As oil production and consumption slide into balance, it could have wide-ranging bullish implications across the financial markets and the economy.

Check this bechmark oil index [WTIC] and note that at first glance everything about this chart looks extremely bullish. This index keeps soaring, its MACD momentum bars are solid in their bullish territories and ditto for the RSI strength indicator.

But what gives with the Moving-Average lines configuration which turned sharply bearish with the red line below the green line? This suggests that the market is sensing the approach of a slowing price trend and bearish trading pattern for oil in the weeks and probably even months ahead.

The investors' confidence index [XIV] appears to be pretty solid with the red MA line above the green. But this confidence in the market can be very fickle when the MACD momentum bars are at dead neutral on top of the demarcation line, as is the case now.

The large caps in this game [SPX] appear to be getting a bit tired, even though the MA lines configuration [red line above the green] is still solidly bullish. But that the MACD momentum bars are at dead neutral on top of the demarcation line, is a caution signal.

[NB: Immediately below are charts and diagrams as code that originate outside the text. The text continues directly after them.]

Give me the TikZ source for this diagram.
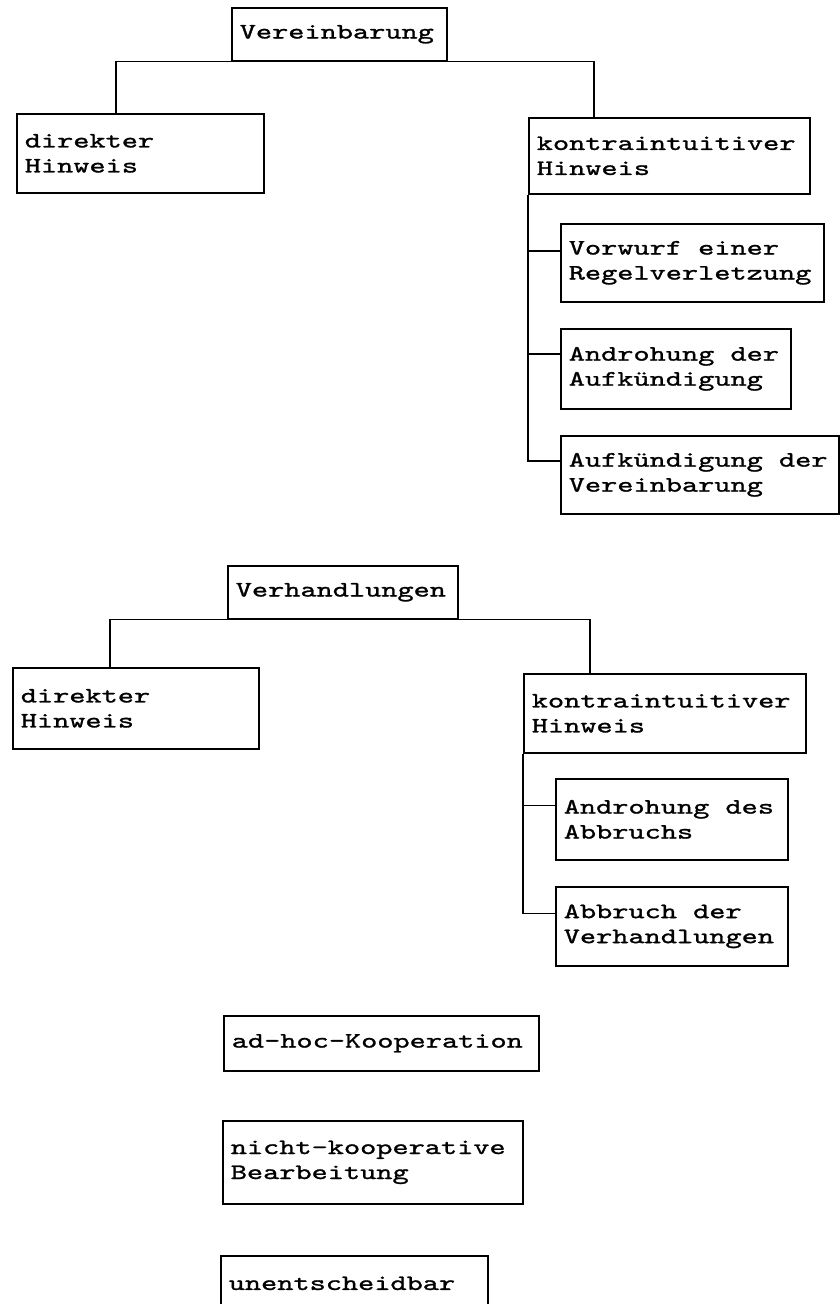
\documentclass[tikz,border=0pt]{standalone}
\usepackage{fontspec}
\newfontfamily\cour[FakeStretch=1.40,FakeBold=1.2]{lmmono10-regular.otf}
\newcommand\boxfont{\cour\fontsize{22}{25}\selectfont}
\tikzset{
  box/.style={draw, line width=1.6pt, anchor=north west, inner xsep=8pt, inner ysep=0pt,
    align=left, font=\boxfont, execute at begin node={\spaceskip=16.17pt\relax\xspaceskip=16.17pt\relax}},
  conn/.style={line width=1.6pt}
}
\begin{document}
\begin{tikzpicture}[x=1pt,y=-1pt]
\useasboundingbox (0,0) rectangle (840,1304);
% tree 1
\node[box, minimum width=215pt, minimum height=53pt, text width=199pt] (ver) at (231,7) {Vereinbarung};
\node[box, minimum width=247pt, minimum height=79pt, text width=231pt] (d1) at (16,113) {direkter\\Hinweis};
\node[box, minimum width=281pt, minimum height=76pt, text width=265pt] (k1) at (528,117) {kontraintuitiver\\Hinweis};
\node[box, minimum width=263pt, minimum height=78pt, text width=247pt] (v1) at (560,223) {Vorwurf einer\\Regelverletzung};
\node[box, minimum width=230pt, minimum height=80pt, text width=214pt] (a1) at (560,328) {Androhung der\\Aufkündigung};
\node[box, minimum width=278pt, minimum height=78pt, text width=262pt] (f1) at (560,435) {Aufkündigung der\\Vereinbarung};
\draw[conn] ([xshift=100pt]d1.north west) |- (ver.south west);
\draw[conn] ([xshift=66pt]k1.north west) |- (ver.south east);
\draw[conn] (k1.south west) |- ([yshift=12pt]v1.west);
\draw[conn] (k1.south west) |- ([yshift=15pt]a1.west);
\draw[conn] (k1.south west) |- ([yshift=14pt]f1.west);
% tree 2
\node[box, minimum width=230pt, minimum height=53pt, text width=214pt] (verh) at (227,565) {Verhandlungen};
\node[box, minimum width=246pt, minimum height=81pt, text width=230pt] (d2) at (12,667) {direkter\\Hinweis};
\node[box, minimum width=282pt, minimum height=79pt, text width=266pt] (k2) at (523,673) {kontraintuitiver\\Hinweis};
\node[box, minimum width=232pt, minimum height=81pt, text width=216pt] (ad) at (555,778) {Androhung des\\Abbruchs};
\node[box, minimum width=232pt, minimum height=79pt, text width=216pt] (ab) at (555,886) {Abbruch der\\Verhandlungen};
\draw[conn] ([xshift=98pt]d2.north west) |- (verh.south west);
\draw[conn] ([xshift=67pt]k2.north west) |- (verh.south east);
\draw[conn] (k2.south west) |- ([yshift=14pt]ad.west);
\draw[conn] (k2.south west) |- ([yshift=13pt]ab.west);
% single boxes
\node[box, minimum width=315pt, minimum height=55pt, text width=299pt] (adhoc) at (223,1015) {ad-hoc-Kooperation};
\node[box, minimum width=300pt, minimum height=83pt, text width=284pt] (nk) at (222,1120) {nicht-kooperative\\Bearbeitung};
\node[box, minimum width=267pt, minimum height=55pt, text width=251pt] (un) at (220,1255) {unentscheidbar};
\end{tikzpicture}
\end{document}
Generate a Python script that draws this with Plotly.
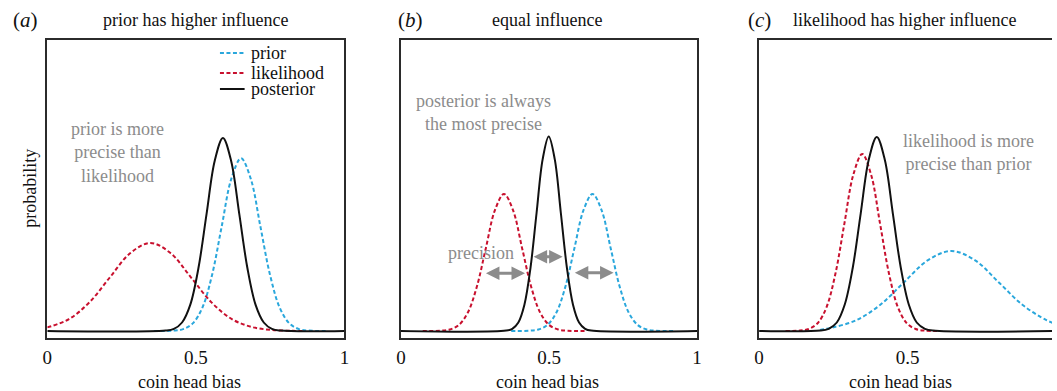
import plotly.graph_objects as go

# ---------------- data ----------------
TICK_VALS = [0, 0.5, 1]
TICK_TEXT = ["0", "0.5", "1"]

# panel (a): prior has higher influence
A_PRIOR_X = [0.3595, 0.4245, 0.457, 0.4895, 0.522, 0.5545, 0.587, 0.6195, 0.652,
             0.6845, 0.717, 0.7495, 0.782, 0.8145, 0.847, 0.8795, 0.9445]
A_PRIOR_Y = [0, 0.4, 1.9, 7.6, 23.4, 56.1, 104.7, 152.4, 172.7,
             152.4, 104.7, 56.1, 23.4, 7.6, 1.9, 0.4, 0]
A_LIK_X = [0, 0.073, 0.1415, 0.21, 0.2785, 0.347, 0.4155, 0.484, 0.5525,
           0.621, 0.6895, 0.758, 0.8265, 0.86]
A_LIK_Y = [3.6, 11.9, 28.6, 53.4, 77.7, 88, 77.7, 53.4, 28.6, 11.9, 3.9, 1.0, 0.2, 0]
A_POST_X = [0, 0.3985, 0.426, 0.4535, 0.481, 0.5085, 0.536, 0.5635, 0.591,
            0.6185, 0.646, 0.6735, 0.701, 0.7285, 0.756, 0.7835, 1]
A_POST_Y = [0, 0.4, 2.1, 8.5, 26.1, 62.7, 117.1, 170.3, 193,
            170.3, 117.1, 62.7, 26.1, 8.5, 2.1, 0.4, 0]

# panel (b): equal influence
B_PRIOR_X = [0.3725, 0.4335, 0.464, 0.4945, 0.525, 0.5555, 0.586, 0.6165, 0.647,
             0.6775, 0.708, 0.7385, 0.769, 0.7995, 0.83, 0.8605, 0.9215]
B_PRIOR_Y = [0, 0.3, 1.5, 6.0, 18.5, 44.5, 83.1, 120.9, 137,
             120.9, 83.1, 44.5, 18.5, 6.0, 1.5, 0.3, 0]
B_LIK_X = [0.0735, 0.1345, 0.165, 0.1955, 0.226, 0.2565, 0.287, 0.3175, 0.348,
           0.3785, 0.409, 0.4395, 0.47, 0.5005, 0.531, 0.5615, 0.6225]
B_LIK_Y = [0, 0.3, 1.5, 6.0, 18.5, 44.5, 83.1, 120.9, 137,
           120.9, 83.1, 44.5, 18.5, 6.0, 1.5, 0.3, 0]
B_POST_X = [0, 0.3555, 0.376, 0.3965, 0.417, 0.4375, 0.458, 0.4785, 0.499,
            0.5195, 0.54, 0.5605, 0.581, 0.6015, 0.622, 0.6425, 1]
B_POST_Y = [0, 0.4, 2.2, 8.5, 26.3, 63.2, 118.0, 171.6, 194.5,
            171.6, 118.0, 63.2, 26.3, 8.5, 2.2, 0.4, 0]

# precision arrows in panel (b): [x_start, x_end, height]
B_ARROWS = [[0.282, 0.419, 57.7], [0.443, 0.546, 74.3], [0.582, 0.718, 58.3]]

# panel (c): likelihood has higher influence
C_PRIOR_X = [0.205, 0.247, 0.327, 0.407, 0.487, 0.567, 0.647, 0.727, 0.807, 0.887, 0.967, 1.0]
C_PRIOR_Y = [1.0, 3.5, 10.8, 26.0, 48.5, 70.6, 80, 70.6, 48.5, 26.0, 10.8, 7.0]
C_LIK_X = [0.089, 0.137, 0.167, 0.197, 0.227, 0.257, 0.287, 0.317, 0.347,
           0.377, 0.407, 0.437, 0.467, 0.497, 0.527, 0.557, 0.599]
C_LIK_Y = [0, 0.4, 2.0, 7.8, 23.9, 57.5, 107.4, 156.2, 177,
           156.2, 107.4, 57.5, 23.9, 7.8, 2.0, 0.4, 0]
C_POST_X = [0, 0.2075, 0.234, 0.2615, 0.288, 0.315, 0.342, 0.369, 0.396,
            0.423, 0.45, 0.477, 0.504, 0.5305, 0.558, 0.585, 1]
C_POST_Y = [0, 0.4, 2.2, 8.5, 26.2, 63.0, 117.7, 171.2, 194,
            171.2, 117.7, 63.0, 26.2, 8.5, 2.2, 0.4, 0]

PANEL_LABELS = ["(<i>a</i>)", "(<i>b</i>)", "(<i>c</i>)"]
PANEL_TITLES = ["prior has higher influence", "equal influence",
                "likelihood has higher influence"]
SERIES_NAMES = ["prior", "likelihood", "posterior"]

# ---------------- styling ----------------
W, H = 1057, 391
FONT = "Liberation Serif, 'DejaVu Serif', 'Times New Roman', serif"
BLUE = "#2AA7DC"
RED = "#C8102E"
BLACK = "#111111"
GRAY = "#8C8C8C"
BOX = "#2b2b2b"
DASH = "4px,2.5px"


def px(v, total):
    return v / total


X_DOMAINS = [[px(42.7, W), px(342.7, W)],
             [px(399.7, W), px(698.7, W)],
             [px(761.3, W), 1.0]]
Y_DOMAIN = [1 - 338.3 / H, 1 - 40 / H]
Y_RANGE = [-7.3, 291]
X_RANGES = [[0, 1], [0, 1], [0, (1057 - 761.3) / 300]]

fig = go.Figure()

panels = [
    (A_PRIOR_X, A_PRIOR_Y, A_LIK_X, A_LIK_Y, A_POST_X, A_POST_Y),
    (B_PRIOR_X, B_PRIOR_Y, B_LIK_X, B_LIK_Y, B_POST_X, B_POST_Y),
    (C_PRIOR_X, C_PRIOR_Y, C_LIK_X, C_LIK_Y, C_POST_X, C_POST_Y),
]

for i, (px_, py_, lx, ly, qx, qy) in enumerate(panels):
    xa = "x" if i == 0 else f"x{i+1}"
    ya = "y" if i == 0 else f"y{i+1}"
    fig.add_trace(go.Scatter(x=px_, y=py_, mode="lines", name=SERIES_NAMES[0],
                             line=dict(color=BLUE, width=2, dash=DASH, shape="spline"),
                             xaxis=xa, yaxis=ya, showlegend=False))
    fig.add_trace(go.Scatter(x=lx, y=ly, mode="lines", name=SERIES_NAMES[1],
                             line=dict(color=RED, width=2, dash=DASH, shape="spline"),
                             xaxis=xa, yaxis=ya, showlegend=False))
    fig.add_trace(go.Scatter(x=qx, y=qy, mode="lines", name=SERIES_NAMES[2],
                             line=dict(color=BLACK, width=2, shape="spline"),
                             xaxis=xa, yaxis=ya, showlegend=False))

layout = dict(width=W, height=H, autosize=False,
              margin=dict(l=0, r=0, t=0, b=0),
              paper_bgcolor="white", plot_bgcolor="white",
              font=dict(family=FONT, color="#111", size=18),
              showlegend=False)

for i in range(3):
    xk = "xaxis" if i == 0 else f"xaxis{i+1}"
    yk = "yaxis" if i == 0 else f"yaxis{i+1}"
    ya = "y" if i == 0 else f"y{i+1}"
    xa = "x" if i == 0 else f"x{i+1}"
    layout[xk] = dict(domain=X_DOMAINS[i], range=X_RANGES[i], anchor=ya,
                      tickvals=TICK_VALS, ticktext=TICK_TEXT, ticks="",
                      showgrid=False, zeroline=False, showline=True, mirror=True,
                      linecolor=BOX, linewidth=2, ticklabelstandoff=1,
                      tickfont=dict(family=FONT, size=19, color="#111"),
                      fixedrange=True)
    layout[yk] = dict(domain=Y_DOMAIN, range=Y_RANGE, anchor=xa,
                      showticklabels=False, ticks="", showgrid=False, zeroline=False,
                      showline=True, mirror=(i < 2), linecolor=BOX, linewidth=2,
                      fixedrange=True)

fig.update_layout(**layout)

ann = []
# panel labels and titles
label_x = [21, 409, 762]
title_x = [192, 547.5, 908.5]
for i in range(3):
    ann.append(dict(xref="paper", yref="paper", x=label_x[i] / W, y=1 - 20 / H,
                    text=PANEL_LABELS[i], showarrow=False, xanchor="center", yanchor="middle",
                    font=dict(family=FONT, size=21, color="#111")))
    ann.append(dict(xref="paper", yref="paper", x=title_x[i] / W, y=1 - 20 / H,
                    text=PANEL_TITLES[i], showarrow=False, xanchor="center", yanchor="middle",
                    font=dict(family=FONT, size=18, color="#111")))
# x axis titles
for xc in [186, 548, 904]:
    ann.append(dict(xref="paper", yref="paper", x=xc / W, y=1 - 382 / H,
                    text="coin head bias", showarrow=False, xanchor="center", yanchor="middle",
                    font=dict(family=FONT, size=18, color="#111")))
# y axis title
ann.append(dict(xref="paper", yref="paper", x=25 / W, y=1 - 188 / H,
                text="probability", textangle=-90, showarrow=False,
                xanchor="center", yanchor="middle",
                font=dict(family=FONT, size=18, color="#111")))

# gray notes
ann.append(dict(xref="paper", yref="paper", x=114 / W, y=1 - 153 / H,
                text="prior is more<br>precise than<br>likelihood", showarrow=False,
                xanchor="center", yanchor="middle", align="center",
                font=dict(family=FONT, size=18, color=GRAY)))
ann.append(dict(xref="paper", yref="paper", x=483 / W, y=1 - 112 / H,
                text="posterior is always<br>the most precise", showarrow=False,
                xanchor="center", yanchor="middle", align="center",
                font=dict(family=FONT, size=18, color=GRAY)))
ann.append(dict(xref="paper", yref="paper", x=481 / W, y=1 - 253 / H,
                text="precision", showarrow=False,
                xanchor="center", yanchor="middle",
                font=dict(family=FONT, size=18, color=GRAY)))
ann.append(dict(xref="paper", yref="paper", x=973 / W, y=1 - 152.5 / H,
                text="likelihood is more<br>precise than prior", showarrow=False,
                xanchor="center", yanchor="middle", align="center",
                font=dict(family=FONT, size=18, color=GRAY)))

# precision arrows
for x0, x1, h in B_ARROWS:
    ann.append(dict(xref="x2", yref="y2", axref="x2", ayref="y2",
                    x=x1, y=h, ax=x0, ay=h, text="", showarrow=True,
                    arrowhead=2, startarrowhead=2, arrowside="end+start",
                    arrowsize=0.9, startarrowsize=0.9, arrowwidth=3,
                    arrowcolor=GRAY, standoff=0, startstandoff=0))

# legend in panel (a)
legend_y = [331 - 53, 331 - 73, 331 - 89]
legend_cols = [BLUE, RED, BLACK]
legend_dash = [DASH, DASH, "solid"]
shapes = []
for name, ly_, col, dsh in zip(SERIES_NAMES, legend_y, legend_cols, legend_dash):
    shapes.append(dict(type="line", xref="x", yref="y", x0=0.581, x1=0.664, y0=ly_, y1=ly_,
                       line=dict(color=col, width=2, dash=dsh)))
    ann.append(dict(xref="x", yref="y", x=0.678, y=ly_, text=name, showarrow=False,
                    xanchor="left", yanchor="middle",
                    font=dict(family=FONT, size=18, color="#111")))

fig.update_layout(annotations=ann, shapes=shapes)
fig.write_html("out.html")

Although the NASDAQ [NDX] managed to climb off the bottom recently, it could not hang on so every component of this index is now bearish.

This is mainly because the main component of the NDX is the tech sector [XLK] which got hit the hardest. That the RSI strength indicator and MACD momentum bars have slipped into their respective bearish territories won't do the tech-bulls any good either.

Although the Mid Caps [MID] and Small Caps [RUT] are out of their respective and extremely overbought danger zones, the wide gaps between their respective red lines above the green lines shows that both indexes are top-heavy and poised for sharp selloffs.

Note that the MACD momentum bars have turned bearish on the respective demarcation lines and that will add to the downside pull.

All components of the commodity market [BCOM] are bullish, exept for the MA lines configuration which is bearish. For as long as the red line stays below the green line, the commodity market remains poised for a sharp selloff.

Gold is a basket case with all components bearish.

Although the bulls in this market appear to be taking a breather, the MA lines configuration for this index remains quite positive with the red line solid above the green.

But with the RSI strength indicator pulling back and ditto for the MACD momentum bars, the upside momentum for the bulls is fading fast. If this trend continues, it will highten the probabillity for selling squalls in the weeks ahead.

The bears in this game tried to rally in early November, but then the MACD momentum bars slipped below the demarcation line and that nixed this rally attempt.

Now the MA lines configuration is turning bearish for the bears as the red line is forming quite a gap below the green line. Also, the RSI strength indicator appears to be stuck in its bearish territory.

So, this looks like a market where for now neither bulls nor bears have an advantage.